[Start Dataset extract]

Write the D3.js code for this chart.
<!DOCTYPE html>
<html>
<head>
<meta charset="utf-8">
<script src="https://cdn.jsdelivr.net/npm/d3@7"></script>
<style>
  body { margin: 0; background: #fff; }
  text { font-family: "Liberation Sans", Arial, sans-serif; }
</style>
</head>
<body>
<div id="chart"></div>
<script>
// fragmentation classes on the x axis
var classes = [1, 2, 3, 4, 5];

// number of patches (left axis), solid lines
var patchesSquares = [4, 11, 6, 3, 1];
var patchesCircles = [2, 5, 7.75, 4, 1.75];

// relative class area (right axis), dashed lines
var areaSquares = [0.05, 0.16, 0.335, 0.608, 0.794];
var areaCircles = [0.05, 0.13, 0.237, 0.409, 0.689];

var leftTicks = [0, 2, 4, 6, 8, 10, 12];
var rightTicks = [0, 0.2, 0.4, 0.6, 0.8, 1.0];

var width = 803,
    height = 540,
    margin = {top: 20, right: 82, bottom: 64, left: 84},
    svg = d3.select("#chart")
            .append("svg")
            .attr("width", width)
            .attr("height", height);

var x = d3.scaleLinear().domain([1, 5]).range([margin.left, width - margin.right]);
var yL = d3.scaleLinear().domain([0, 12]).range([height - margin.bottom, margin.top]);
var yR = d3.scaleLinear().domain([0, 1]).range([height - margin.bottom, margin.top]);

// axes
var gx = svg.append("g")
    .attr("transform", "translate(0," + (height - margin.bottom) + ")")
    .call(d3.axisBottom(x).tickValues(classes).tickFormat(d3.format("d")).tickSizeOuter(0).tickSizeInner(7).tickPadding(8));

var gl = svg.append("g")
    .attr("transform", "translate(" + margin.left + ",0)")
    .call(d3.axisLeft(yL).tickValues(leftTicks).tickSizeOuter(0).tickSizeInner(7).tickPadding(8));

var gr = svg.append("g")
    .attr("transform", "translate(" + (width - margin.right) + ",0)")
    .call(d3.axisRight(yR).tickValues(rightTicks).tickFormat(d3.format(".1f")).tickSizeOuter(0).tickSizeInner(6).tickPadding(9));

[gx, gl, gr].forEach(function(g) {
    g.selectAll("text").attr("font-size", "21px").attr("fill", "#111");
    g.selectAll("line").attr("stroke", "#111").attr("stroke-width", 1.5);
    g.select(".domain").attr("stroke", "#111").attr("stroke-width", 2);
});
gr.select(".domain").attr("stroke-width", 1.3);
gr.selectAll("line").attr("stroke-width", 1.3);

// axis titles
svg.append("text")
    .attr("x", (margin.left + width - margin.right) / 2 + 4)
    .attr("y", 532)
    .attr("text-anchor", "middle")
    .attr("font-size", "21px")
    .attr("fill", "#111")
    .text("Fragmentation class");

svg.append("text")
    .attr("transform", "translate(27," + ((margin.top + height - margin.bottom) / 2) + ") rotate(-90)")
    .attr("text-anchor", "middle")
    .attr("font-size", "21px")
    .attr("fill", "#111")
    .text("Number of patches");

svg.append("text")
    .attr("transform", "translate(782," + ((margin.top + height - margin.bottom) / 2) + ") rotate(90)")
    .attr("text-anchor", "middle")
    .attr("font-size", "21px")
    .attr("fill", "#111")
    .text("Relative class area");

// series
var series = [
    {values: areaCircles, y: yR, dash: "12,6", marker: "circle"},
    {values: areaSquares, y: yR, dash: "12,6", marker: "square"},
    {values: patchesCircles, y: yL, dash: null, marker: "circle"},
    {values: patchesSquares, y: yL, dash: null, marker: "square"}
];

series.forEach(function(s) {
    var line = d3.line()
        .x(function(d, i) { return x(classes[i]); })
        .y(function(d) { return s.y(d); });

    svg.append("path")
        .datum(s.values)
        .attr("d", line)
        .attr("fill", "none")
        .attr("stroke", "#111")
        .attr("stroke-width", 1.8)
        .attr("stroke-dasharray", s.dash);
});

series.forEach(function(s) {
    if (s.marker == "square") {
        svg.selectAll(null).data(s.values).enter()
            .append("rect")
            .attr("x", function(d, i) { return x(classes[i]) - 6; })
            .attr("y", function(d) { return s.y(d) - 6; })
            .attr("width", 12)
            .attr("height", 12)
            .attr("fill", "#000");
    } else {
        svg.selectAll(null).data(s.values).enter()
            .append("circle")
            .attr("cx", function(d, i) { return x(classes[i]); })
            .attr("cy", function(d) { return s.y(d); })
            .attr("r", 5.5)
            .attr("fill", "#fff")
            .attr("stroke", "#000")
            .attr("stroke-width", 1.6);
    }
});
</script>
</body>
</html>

[End Dataset extract]

**What you are asked to do:**
From the first line of the listing above to the line with "var rightTicks = [0, 0.2, 0.4, 0.6, 0.8, 1.0];", please transcribe each line exactly, both ends included, and nothing beyond that.

**Reply to the exercise:**
Write the D3.js code for this chart.
<!DOCTYPE html>
<html>
<head>
<meta charset="utf-8">
<script src="https://cdn.jsdelivr.net/npm/d3@7"></script>
<style>
  body { margin: 0; background: #fff; }
  text { font-family: "Liberation Sans", Arial, sans-serif; }
</style>
</head>
<body>
<div id="chart"></div>
<script>
// fragmentation classes on the x axis
var classes = [1, 2, 3, 4, 5];

// number of patches (left axis), solid lines
var patchesSquares = [4, 11, 6, 3, 1];
var patchesCircles = [2, 5, 7.75, 4, 1.75];

// relative class area (right axis), dashed lines
var areaSquares = [0.05, 0.16, 0.335, 0.608, 0.794];
var areaCircles = [0.05, 0.13, 0.237, 0.409, 0.689];

var leftTicks = [0, 2, 4, 6, 8, 10, 12];
var rightTicks = [0, 0.2, 0.4, 0.6, 0.8, 1.0];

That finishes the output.